[Stored entries]
* BEGIN *
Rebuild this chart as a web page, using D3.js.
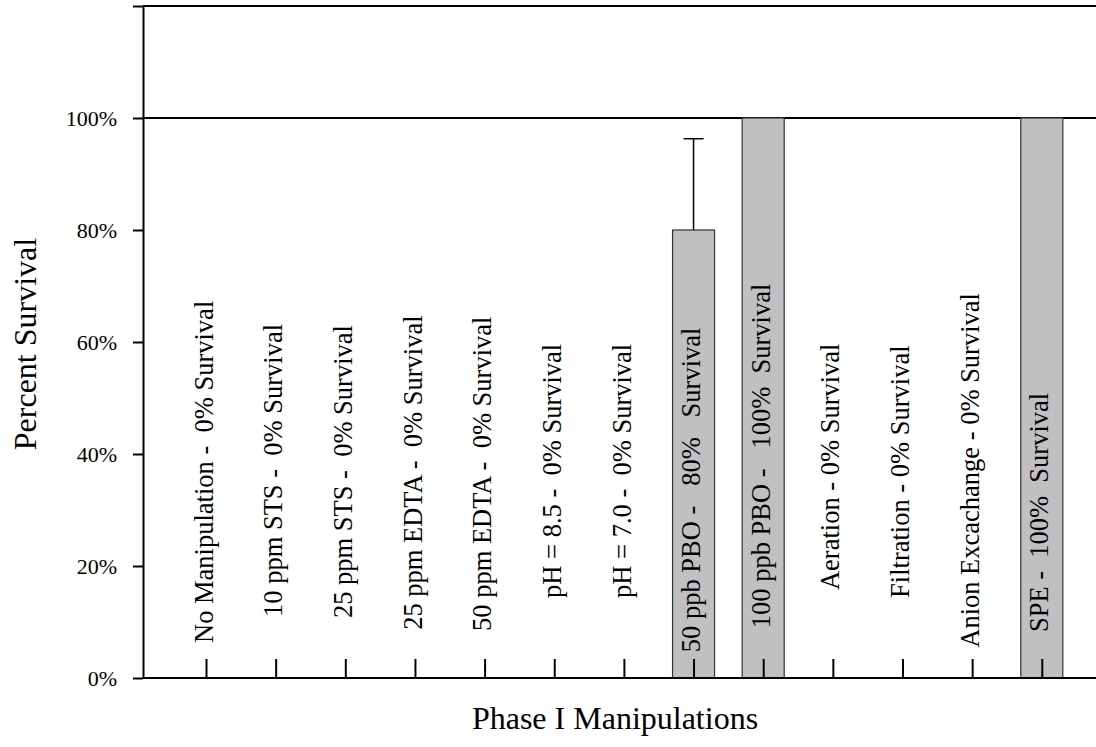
<!DOCTYPE html>
<html>
<head>
<meta charset="utf-8">
<script src="https://cdn.jsdelivr.net/npm/d3@7"></script>
<style>
  html, body { margin: 0; padding: 0; background: #fff; }
  svg { display: block; }
  text { font-family: "Liberation Serif", "Times New Roman", serif; fill: #000; white-space: pre; }
</style>
</head>
<body>
<svg id="chart" width="1096" height="747"></svg>
<script>
const categories = ["No Manipulation", "10 ppm STS", "25 ppm STS", "25 ppm EDTA", "50 ppm EDTA",
  "pH = 8.5", "pH = 7.0", "50 ppb PBO", "100 ppb PBO", "Aeration", "Filtration",
  "Anion Excachange", "SPE"];
const survival = [0, 0, 0, 0, 0, 0, 0, 80, 100, 0, 0, 0, 100];
const errorPlus = [0, 0, 0, 0, 0, 0, 0, 16.3, 0, 0, 0, 0, 0];
const barLabels = [
  "No Manipulation -  0% Survival",
  "10 ppm STS -  0% Survival",
  "25 ppm STS -  0% Survival",
  "25 ppm EDTA -  0% Survival",
  "50 ppm EDTA -  0% Survival",
  "pH = 8.5 -  0% Survival",
  "pH = 7.0 -  0% Survival",
  "50 ppb PBO -   80%   Survival",
  "100 ppb PBO -   100%  Survival",
  "Aeration - 0% Survival",
  "Filtration - 0% Survival",
  "Anion Excachange - 0% Survival",
  "SPE -  100%  Survival"
];
// label start positions (in axis units, %)
const labelStart = [6.25, 10.9, 10.7, 8.6, 8.4, 14.3, 14.3, 4.6, 8.9, 15.7, 14.3, 5.4, 8.2];
const yTicks = [0, 20, 40, 60, 80, 100, 120];

const svg = d3.select("#chart");
const axisX = 143, baseY = 678;

const x = d3.scalePoint().domain(categories).range([206, 1041.8]);
const y = d3.scaleLinear().domain([0, 120]).range([baseY, 6]);
const barW = 42;

// horizontal lines at 100% and 120%
[100, 120].forEach(v => {
  svg.append("line").attr("x1", axisX).attr("x2", 1096)
    .attr("y1", y(v)).attr("y2", y(v))
    .attr("stroke", "#000").attr("stroke-width", 2);
});

// bars
svg.append("g").selectAll("rect")
  .data(categories.map((c, i) => ({c, v: survival[i]})).filter(d => d.v > 0))
  .join("rect")
  .attr("x", d => x(d.c) - barW / 2)
  .attr("width", barW)
  .attr("y", d => y(d.v))
  .attr("height", d => y(0) - y(d.v))
  .attr("fill", "#c0c0c0")
  .attr("stroke", "#333").attr("stroke-width", 1.2);

// error bars
categories.forEach((c, i) => {
  if (errorPlus[i] > 0) {
    const cx = x(c);
    svg.append("line").attr("x1", cx).attr("x2", cx)
      .attr("y1", y(survival[i])).attr("y2", y(survival[i] + errorPlus[i]))
      .attr("stroke", "#000").attr("stroke-width", 1.5);
    svg.append("line").attr("x1", cx - 10).attr("x2", cx + 10)
      .attr("y1", y(survival[i] + errorPlus[i])).attr("y2", y(survival[i] + errorPlus[i]))
      .attr("stroke", "#000").attr("stroke-width", 1.5);
  }
});

// y axis
const yAxis = d3.axisLeft(y).tickValues(yTicks).tickSize(10).tickSizeOuter(0)
  .tickFormat(d => d === 120 ? "" : d + "%");
const gy = svg.append("g").attr("transform", `translate(${axisX},0)`).call(yAxis);
gy.select(".domain").attr("stroke", "#000").attr("stroke-width", 2);
gy.selectAll(".tick line").attr("stroke", "#000").attr("stroke-width", 2);
gy.selectAll(".tick text").attr("font-family", "Liberation Serif").attr("font-size", 22)
  .attr("x", -26).attr("dy", "0.34em");

// x axis
const xAxis = d3.axisBottom(x).tickSize(-19).tickSizeOuter(0).tickFormat("");
const gx = svg.append("g").attr("transform", `translate(0,${baseY})`).call(xAxis);
gx.select(".domain").attr("d", `M${axisX},0H1096`).attr("stroke", "#000").attr("stroke-width", 2);
gx.selectAll(".tick line").attr("stroke", "#000").attr("stroke-width", 2);

// bar labels (rotated)
svg.append("g").selectAll("text")
  .data(categories.map((c, i) => ({c, t: barLabels[i], s: labelStart[i]})))
  .join("text")
  .attr("transform", d => `translate(${x(d.c)},${y(d.s)}) rotate(-90)`)
  .attr("dy", "0.25em")
  .attr("font-size", 26.5)
  .text(d => d.t);

// axis titles
svg.append("text").attr("x", 615).attr("y", 729).attr("text-anchor", "middle")
  .attr("font-size", 32).text("Phase I Manipulations");
svg.append("text").attr("transform", `translate(36,344) rotate(-90)`).attr("text-anchor", "middle")
  .attr("font-size", 32).text("Percent Survival");
</script>
</body>
</html>
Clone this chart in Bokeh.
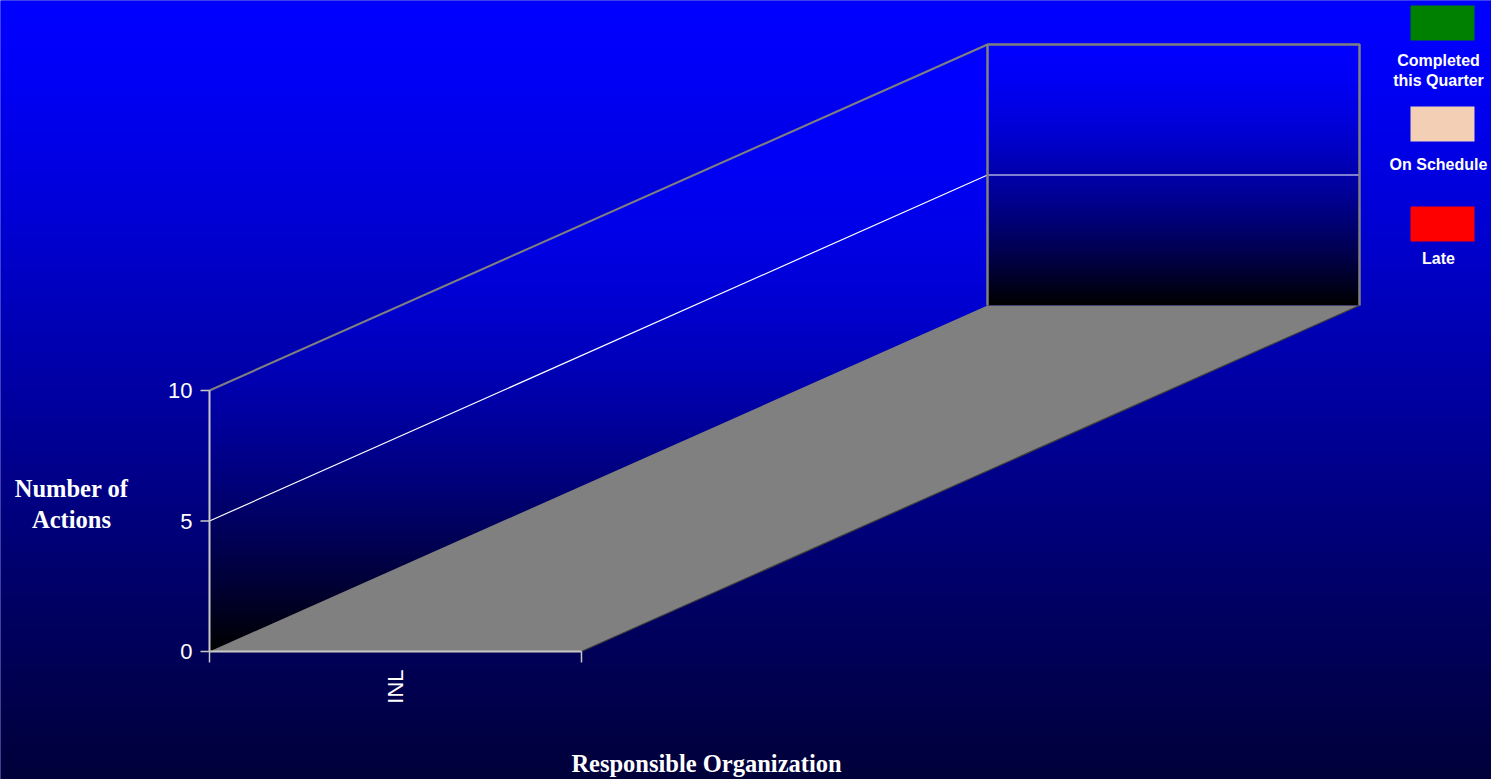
* END *
▸ **Exercise**: Your task is to list each line of the records with the word "chart".

▸ **Full answer**:
Rebuild this chart as a web page, using D3.js.
<svg id="chart" width="1096" height="747"></svg>
const svg = d3.select("#chart");
Clone this chart in Bokeh.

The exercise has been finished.